# Stated goal
Starting at the line with "Recreate this image" and stopping at the line with "0.315, 0.187, 0.09, 0.034, 0.024, 0.024, 0.017, 0.005, 0.0]", repeat each line exactly. Include both and omit the rest.

[Rows from a dataset of charts and code]

┏━━

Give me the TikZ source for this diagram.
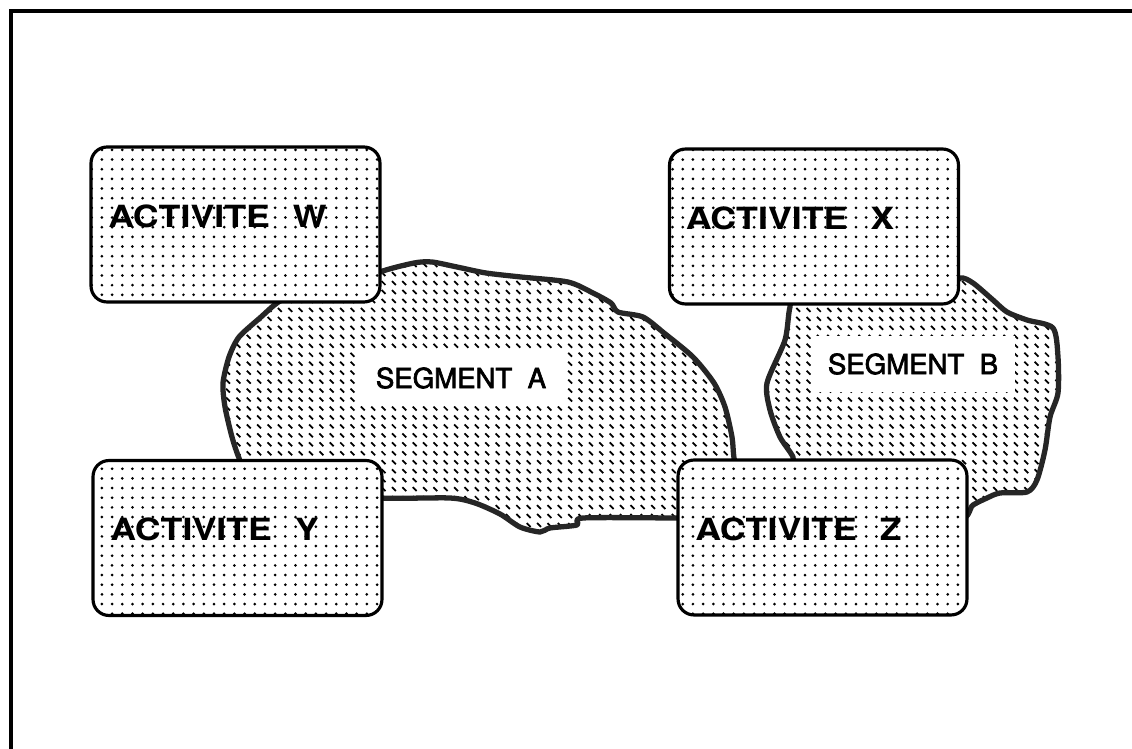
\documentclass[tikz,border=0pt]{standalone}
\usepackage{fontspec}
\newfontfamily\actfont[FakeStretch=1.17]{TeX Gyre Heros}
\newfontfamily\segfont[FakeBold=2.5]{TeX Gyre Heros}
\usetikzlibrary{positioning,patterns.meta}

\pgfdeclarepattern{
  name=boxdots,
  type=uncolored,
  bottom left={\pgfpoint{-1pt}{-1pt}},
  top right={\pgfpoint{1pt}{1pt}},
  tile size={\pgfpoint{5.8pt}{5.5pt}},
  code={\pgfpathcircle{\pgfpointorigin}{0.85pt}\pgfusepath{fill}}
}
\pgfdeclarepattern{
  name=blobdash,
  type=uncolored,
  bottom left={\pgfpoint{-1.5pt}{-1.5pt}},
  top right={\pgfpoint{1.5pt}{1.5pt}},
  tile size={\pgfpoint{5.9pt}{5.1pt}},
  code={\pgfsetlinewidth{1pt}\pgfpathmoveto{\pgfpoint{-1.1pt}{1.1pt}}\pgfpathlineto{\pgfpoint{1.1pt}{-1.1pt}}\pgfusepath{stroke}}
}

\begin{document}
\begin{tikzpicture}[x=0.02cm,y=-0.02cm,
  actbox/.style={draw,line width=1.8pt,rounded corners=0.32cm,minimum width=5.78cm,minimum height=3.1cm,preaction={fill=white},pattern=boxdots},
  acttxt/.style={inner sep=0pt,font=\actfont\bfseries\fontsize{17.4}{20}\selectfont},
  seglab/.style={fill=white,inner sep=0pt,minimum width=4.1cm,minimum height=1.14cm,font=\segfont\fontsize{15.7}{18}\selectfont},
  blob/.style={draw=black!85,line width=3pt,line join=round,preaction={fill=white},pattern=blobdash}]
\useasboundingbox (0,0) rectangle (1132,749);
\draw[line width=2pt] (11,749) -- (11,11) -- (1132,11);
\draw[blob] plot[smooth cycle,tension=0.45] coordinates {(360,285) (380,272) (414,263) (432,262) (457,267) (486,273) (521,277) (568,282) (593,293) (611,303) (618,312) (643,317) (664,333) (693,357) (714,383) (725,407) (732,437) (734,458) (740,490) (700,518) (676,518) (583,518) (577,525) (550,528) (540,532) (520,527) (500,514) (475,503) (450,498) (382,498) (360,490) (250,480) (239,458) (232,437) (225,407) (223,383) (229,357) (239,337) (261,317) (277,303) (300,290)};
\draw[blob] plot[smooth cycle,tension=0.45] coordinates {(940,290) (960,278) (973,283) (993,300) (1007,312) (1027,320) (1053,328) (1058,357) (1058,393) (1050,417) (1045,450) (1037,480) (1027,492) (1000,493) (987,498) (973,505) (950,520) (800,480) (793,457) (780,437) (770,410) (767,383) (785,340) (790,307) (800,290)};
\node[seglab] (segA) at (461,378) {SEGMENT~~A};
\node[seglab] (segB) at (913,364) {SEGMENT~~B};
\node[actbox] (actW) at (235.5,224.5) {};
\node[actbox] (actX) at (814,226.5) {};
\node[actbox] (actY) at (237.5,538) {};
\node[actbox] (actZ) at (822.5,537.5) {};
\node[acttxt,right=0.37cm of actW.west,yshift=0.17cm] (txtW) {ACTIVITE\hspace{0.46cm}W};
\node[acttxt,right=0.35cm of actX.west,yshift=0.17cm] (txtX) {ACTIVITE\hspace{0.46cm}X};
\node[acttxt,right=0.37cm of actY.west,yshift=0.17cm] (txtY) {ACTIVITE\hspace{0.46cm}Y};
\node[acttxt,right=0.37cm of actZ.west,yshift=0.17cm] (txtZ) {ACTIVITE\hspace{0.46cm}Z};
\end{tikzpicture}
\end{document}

┗━━
┏━━

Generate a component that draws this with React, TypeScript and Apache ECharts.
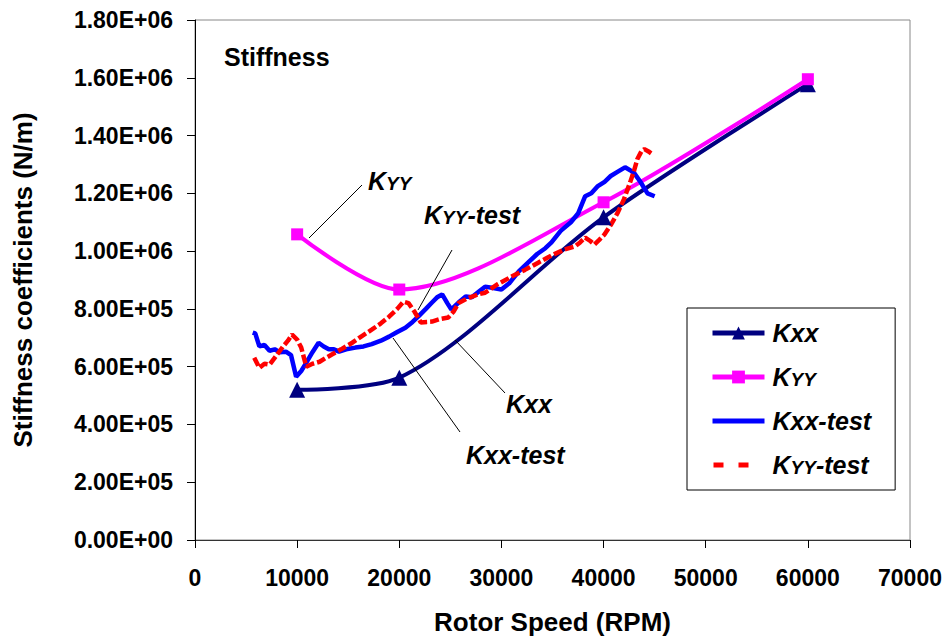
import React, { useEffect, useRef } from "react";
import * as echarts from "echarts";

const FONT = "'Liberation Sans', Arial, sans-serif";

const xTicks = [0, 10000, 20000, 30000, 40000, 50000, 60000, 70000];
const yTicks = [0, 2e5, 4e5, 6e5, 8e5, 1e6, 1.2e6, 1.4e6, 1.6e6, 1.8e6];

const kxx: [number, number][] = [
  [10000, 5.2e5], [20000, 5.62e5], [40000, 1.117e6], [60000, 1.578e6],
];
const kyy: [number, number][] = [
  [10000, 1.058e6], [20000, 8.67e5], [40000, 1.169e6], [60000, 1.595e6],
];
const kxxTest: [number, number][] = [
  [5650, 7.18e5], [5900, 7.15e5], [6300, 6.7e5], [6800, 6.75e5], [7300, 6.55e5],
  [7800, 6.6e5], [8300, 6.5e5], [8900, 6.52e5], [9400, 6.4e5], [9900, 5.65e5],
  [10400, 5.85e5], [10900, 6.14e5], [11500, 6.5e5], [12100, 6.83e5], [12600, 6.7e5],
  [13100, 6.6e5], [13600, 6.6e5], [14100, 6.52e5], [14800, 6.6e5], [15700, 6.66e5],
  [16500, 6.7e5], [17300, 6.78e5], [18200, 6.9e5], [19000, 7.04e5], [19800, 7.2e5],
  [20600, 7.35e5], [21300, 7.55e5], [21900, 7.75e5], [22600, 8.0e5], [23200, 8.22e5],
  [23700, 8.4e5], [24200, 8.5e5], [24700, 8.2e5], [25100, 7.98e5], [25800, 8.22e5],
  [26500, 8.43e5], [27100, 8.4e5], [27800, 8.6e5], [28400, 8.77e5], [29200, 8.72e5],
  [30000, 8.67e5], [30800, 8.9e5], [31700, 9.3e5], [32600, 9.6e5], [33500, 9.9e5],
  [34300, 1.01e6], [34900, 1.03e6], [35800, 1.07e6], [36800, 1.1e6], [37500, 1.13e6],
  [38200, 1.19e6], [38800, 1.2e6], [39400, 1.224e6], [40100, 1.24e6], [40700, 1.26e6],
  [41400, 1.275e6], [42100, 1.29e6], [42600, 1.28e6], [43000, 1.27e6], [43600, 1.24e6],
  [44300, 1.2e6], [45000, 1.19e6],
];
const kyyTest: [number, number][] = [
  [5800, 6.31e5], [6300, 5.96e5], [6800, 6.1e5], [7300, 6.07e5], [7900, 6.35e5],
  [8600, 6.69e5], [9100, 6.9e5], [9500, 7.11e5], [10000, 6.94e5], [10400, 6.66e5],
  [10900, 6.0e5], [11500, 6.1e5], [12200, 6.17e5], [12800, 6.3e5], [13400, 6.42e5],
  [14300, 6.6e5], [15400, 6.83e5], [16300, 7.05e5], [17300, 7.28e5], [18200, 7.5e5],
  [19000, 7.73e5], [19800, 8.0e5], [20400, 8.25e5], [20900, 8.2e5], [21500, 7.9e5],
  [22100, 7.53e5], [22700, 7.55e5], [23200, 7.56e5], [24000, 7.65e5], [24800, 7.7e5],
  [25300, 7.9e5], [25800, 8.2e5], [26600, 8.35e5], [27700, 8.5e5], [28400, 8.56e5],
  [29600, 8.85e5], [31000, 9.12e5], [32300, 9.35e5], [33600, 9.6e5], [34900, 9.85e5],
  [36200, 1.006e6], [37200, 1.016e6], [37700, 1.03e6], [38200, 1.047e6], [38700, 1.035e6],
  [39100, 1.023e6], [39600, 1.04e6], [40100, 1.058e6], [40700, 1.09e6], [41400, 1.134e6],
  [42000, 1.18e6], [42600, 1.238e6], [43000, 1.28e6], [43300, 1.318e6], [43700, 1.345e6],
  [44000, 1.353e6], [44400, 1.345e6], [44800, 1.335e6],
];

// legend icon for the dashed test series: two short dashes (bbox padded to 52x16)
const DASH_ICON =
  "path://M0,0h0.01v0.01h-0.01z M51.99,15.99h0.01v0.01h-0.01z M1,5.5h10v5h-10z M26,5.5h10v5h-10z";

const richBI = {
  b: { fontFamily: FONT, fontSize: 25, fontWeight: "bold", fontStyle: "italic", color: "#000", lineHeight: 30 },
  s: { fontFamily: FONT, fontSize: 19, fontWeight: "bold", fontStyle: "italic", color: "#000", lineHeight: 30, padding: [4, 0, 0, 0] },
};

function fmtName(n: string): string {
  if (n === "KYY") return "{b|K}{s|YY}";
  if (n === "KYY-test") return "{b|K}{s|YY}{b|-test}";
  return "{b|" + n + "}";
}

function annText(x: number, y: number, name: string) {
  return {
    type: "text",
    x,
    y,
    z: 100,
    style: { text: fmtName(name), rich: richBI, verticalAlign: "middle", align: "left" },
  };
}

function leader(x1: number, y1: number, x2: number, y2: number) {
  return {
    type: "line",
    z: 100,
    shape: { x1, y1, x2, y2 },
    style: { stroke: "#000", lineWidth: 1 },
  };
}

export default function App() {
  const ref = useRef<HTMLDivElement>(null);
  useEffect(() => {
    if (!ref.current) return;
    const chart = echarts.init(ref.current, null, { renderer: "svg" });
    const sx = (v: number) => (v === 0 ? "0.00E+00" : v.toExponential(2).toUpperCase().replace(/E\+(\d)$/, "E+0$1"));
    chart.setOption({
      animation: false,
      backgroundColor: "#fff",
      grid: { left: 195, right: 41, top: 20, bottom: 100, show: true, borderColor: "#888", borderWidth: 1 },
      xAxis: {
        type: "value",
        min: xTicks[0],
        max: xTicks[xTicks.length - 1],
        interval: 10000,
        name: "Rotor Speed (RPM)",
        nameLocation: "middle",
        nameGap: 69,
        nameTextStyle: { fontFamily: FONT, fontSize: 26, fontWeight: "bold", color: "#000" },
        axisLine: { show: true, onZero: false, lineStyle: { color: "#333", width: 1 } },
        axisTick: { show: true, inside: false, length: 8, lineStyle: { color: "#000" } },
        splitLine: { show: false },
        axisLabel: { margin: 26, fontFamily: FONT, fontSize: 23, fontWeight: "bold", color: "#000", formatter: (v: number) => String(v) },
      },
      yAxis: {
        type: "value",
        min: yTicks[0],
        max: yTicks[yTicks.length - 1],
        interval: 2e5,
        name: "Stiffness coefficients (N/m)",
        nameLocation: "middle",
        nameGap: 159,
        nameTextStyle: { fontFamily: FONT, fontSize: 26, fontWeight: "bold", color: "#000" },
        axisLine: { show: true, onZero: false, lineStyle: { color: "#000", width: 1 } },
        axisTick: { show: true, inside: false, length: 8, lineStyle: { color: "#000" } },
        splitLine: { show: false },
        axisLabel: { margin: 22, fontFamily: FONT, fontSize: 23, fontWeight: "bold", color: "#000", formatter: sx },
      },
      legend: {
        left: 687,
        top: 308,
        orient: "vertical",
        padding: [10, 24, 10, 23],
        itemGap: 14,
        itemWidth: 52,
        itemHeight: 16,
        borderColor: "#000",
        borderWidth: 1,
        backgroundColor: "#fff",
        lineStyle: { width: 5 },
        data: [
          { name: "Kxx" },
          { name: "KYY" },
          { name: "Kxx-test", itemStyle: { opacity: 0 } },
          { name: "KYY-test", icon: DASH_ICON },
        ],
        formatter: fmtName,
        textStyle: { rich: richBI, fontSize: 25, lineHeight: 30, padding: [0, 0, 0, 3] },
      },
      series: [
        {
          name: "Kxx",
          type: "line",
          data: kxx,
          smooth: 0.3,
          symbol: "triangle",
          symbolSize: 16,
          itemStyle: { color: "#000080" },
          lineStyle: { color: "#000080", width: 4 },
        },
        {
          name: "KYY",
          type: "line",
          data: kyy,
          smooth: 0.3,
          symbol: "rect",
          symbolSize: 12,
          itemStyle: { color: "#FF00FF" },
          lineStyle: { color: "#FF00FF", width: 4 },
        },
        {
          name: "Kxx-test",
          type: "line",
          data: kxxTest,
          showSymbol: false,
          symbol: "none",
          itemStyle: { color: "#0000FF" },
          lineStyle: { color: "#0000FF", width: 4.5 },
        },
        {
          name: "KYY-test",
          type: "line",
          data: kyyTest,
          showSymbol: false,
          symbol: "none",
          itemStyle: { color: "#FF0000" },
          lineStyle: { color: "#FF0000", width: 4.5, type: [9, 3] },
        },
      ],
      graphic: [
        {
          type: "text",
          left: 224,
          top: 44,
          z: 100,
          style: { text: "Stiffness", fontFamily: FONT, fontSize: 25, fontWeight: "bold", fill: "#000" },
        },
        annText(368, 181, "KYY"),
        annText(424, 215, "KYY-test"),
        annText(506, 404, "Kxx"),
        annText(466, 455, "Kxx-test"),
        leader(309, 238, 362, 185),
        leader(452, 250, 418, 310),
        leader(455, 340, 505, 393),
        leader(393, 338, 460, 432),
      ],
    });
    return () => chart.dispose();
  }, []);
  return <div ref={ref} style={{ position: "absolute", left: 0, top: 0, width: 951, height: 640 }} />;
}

┗━━
┏━━

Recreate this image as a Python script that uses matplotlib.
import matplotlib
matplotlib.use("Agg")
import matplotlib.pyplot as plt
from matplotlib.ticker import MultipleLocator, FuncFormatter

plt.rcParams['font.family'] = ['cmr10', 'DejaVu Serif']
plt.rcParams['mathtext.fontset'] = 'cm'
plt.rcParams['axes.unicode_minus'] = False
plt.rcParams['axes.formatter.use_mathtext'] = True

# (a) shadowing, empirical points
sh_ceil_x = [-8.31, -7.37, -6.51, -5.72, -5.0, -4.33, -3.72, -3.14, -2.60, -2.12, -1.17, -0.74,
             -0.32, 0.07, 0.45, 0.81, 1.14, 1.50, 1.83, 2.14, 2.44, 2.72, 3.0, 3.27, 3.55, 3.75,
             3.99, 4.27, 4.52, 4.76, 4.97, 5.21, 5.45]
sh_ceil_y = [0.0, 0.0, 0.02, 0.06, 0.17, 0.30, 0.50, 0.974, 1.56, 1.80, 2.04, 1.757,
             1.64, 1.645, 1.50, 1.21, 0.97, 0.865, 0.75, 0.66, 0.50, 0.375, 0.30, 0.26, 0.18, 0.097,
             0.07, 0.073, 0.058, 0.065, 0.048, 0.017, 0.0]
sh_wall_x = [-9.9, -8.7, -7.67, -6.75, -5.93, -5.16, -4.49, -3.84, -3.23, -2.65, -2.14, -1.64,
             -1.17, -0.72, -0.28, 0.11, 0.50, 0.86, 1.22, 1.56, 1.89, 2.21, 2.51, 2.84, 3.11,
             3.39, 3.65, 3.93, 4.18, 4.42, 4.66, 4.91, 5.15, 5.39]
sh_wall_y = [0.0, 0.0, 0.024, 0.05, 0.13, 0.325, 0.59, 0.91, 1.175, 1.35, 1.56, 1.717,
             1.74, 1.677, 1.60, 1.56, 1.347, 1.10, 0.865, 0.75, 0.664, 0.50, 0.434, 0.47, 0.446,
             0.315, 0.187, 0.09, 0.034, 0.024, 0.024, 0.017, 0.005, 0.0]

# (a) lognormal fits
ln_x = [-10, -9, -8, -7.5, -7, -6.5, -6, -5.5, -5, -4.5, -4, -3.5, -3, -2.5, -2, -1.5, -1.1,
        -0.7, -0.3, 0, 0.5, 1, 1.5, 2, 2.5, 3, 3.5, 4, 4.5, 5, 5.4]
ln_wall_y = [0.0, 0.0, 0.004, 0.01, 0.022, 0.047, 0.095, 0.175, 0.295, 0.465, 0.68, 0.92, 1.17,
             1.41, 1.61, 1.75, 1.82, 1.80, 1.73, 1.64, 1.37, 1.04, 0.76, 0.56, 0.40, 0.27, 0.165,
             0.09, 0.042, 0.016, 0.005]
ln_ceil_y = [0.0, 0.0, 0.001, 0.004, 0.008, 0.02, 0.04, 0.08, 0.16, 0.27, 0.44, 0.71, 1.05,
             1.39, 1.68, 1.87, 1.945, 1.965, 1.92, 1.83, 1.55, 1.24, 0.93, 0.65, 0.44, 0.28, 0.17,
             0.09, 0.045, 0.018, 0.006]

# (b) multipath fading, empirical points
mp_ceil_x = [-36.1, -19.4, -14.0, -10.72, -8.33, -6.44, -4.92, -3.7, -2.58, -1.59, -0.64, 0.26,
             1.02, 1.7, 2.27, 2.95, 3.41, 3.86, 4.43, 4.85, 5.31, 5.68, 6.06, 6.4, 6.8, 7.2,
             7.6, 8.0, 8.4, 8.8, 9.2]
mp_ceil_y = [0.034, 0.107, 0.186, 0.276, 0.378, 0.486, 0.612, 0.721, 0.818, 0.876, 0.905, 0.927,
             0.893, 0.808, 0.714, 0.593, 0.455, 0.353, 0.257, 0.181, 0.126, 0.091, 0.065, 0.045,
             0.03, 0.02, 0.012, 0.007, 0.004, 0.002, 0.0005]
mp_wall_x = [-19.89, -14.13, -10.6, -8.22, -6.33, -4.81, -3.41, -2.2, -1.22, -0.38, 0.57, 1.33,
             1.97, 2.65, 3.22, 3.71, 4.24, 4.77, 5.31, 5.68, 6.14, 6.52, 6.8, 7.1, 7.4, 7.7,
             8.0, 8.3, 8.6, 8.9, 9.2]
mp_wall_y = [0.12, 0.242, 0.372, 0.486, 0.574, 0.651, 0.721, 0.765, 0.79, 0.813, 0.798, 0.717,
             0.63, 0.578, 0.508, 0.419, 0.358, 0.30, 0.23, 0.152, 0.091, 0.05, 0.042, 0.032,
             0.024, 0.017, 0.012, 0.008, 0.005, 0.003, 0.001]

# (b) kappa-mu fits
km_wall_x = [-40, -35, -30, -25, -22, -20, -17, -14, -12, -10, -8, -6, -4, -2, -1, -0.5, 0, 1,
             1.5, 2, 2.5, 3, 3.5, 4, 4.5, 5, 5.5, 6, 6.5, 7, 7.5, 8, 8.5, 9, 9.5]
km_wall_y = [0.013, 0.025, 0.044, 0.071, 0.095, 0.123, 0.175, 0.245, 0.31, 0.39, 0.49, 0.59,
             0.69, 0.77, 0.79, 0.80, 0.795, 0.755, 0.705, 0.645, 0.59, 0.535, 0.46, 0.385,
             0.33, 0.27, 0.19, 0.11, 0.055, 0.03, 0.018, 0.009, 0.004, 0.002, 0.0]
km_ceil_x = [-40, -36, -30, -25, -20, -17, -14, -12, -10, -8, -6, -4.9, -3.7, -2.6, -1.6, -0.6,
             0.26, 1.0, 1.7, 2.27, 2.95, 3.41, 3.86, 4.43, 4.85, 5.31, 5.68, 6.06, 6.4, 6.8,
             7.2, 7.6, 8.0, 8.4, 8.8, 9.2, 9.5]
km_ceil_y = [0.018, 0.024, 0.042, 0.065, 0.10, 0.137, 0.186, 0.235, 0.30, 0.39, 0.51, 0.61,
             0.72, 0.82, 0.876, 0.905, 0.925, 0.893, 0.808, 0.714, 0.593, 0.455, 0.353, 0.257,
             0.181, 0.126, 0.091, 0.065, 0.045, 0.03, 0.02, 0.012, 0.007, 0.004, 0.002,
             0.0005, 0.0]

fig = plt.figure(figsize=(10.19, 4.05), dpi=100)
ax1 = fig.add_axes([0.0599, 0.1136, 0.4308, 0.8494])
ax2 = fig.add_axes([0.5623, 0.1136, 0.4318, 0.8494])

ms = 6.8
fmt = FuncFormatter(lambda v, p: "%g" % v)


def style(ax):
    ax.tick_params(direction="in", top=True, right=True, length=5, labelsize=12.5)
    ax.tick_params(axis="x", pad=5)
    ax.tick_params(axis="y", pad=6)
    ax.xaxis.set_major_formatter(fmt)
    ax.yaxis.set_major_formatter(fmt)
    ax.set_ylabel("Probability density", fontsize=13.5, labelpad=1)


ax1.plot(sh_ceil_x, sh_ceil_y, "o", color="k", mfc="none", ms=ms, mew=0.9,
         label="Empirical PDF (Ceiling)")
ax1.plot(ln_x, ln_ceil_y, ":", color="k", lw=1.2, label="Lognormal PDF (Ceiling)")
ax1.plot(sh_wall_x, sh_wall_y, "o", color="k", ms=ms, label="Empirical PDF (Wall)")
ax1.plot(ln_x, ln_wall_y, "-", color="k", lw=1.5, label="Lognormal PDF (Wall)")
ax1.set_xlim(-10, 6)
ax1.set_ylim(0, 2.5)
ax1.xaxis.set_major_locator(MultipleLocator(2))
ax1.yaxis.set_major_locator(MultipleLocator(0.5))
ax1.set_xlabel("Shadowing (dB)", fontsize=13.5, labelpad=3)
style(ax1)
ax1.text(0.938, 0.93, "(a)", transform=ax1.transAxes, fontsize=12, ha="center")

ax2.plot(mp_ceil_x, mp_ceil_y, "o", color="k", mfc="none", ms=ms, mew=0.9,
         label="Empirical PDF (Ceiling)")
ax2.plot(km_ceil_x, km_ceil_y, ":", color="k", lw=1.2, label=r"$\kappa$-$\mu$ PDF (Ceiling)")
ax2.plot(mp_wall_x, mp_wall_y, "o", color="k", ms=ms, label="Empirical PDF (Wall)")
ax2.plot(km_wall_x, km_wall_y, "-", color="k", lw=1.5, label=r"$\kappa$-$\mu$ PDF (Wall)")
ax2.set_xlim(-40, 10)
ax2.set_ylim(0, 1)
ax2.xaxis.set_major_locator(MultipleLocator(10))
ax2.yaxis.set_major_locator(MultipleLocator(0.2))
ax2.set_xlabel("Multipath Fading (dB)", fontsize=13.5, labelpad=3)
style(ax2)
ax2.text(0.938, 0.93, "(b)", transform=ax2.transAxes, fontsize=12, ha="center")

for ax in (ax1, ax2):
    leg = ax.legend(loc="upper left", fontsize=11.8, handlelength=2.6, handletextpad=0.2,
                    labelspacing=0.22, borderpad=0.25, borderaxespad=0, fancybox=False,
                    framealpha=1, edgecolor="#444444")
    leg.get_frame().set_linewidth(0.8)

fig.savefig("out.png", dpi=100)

┗━━

# Output of the task
Recreate this image as a Python script that uses matplotlib.
import matplotlib
matplotlib.use("Agg")
import matplotlib.pyplot as plt
from matplotlib.ticker import MultipleLocator, FuncFormatter

plt.rcParams['font.family'] = ['cmr10', 'DejaVu Serif']
plt.rcParams['mathtext.fontset'] = 'cm'
plt.rcParams['axes.unicode_minus'] = False
plt.rcParams['axes.formatter.use_mathtext'] = True

# (a) shadowing, empirical points
sh_ceil_x = [-8.31, -7.37, -6.51, -5.72, -5.0, -4.33, -3.72, -3.14, -2.60, -2.12, -1.17, -0.74,
             -0.32, 0.07, 0.45, 0.81, 1.14, 1.50, 1.83, 2.14, 2.44, 2.72, 3.0, 3.27, 3.55, 3.75,
             3.99, 4.27, 4.52, 4.76, 4.97, 5.21, 5.45]
sh_ceil_y = [0.0, 0.0, 0.02, 0.06, 0.17, 0.30, 0.50, 0.974, 1.56, 1.80, 2.04, 1.757,
             1.64, 1.645, 1.50, 1.21, 0.97, 0.865, 0.75, 0.66, 0.50, 0.375, 0.30, 0.26, 0.18, 0.097,
             0.07, 0.073, 0.058, 0.065, 0.048, 0.017, 0.0]
sh_wall_x = [-9.9, -8.7, -7.67, -6.75, -5.93, -5.16, -4.49, -3.84, -3.23, -2.65, -2.14, -1.64,
             -1.17, -0.72, -0.28, 0.11, 0.50, 0.86, 1.22, 1.56, 1.89, 2.21, 2.51, 2.84, 3.11,
             3.39, 3.65, 3.93, 4.18, 4.42, 4.66, 4.91, 5.15, 5.39]
sh_wall_y = [0.0, 0.0, 0.024, 0.05, 0.13, 0.325, 0.59, 0.91, 1.175, 1.35, 1.56, 1.717,
             1.74, 1.677, 1.60, 1.56, 1.347, 1.10, 0.865, 0.75, 0.664, 0.50, 0.434, 0.47, 0.446,
             0.315, 0.187, 0.09, 0.034, 0.024, 0.024, 0.017, 0.005, 0.0]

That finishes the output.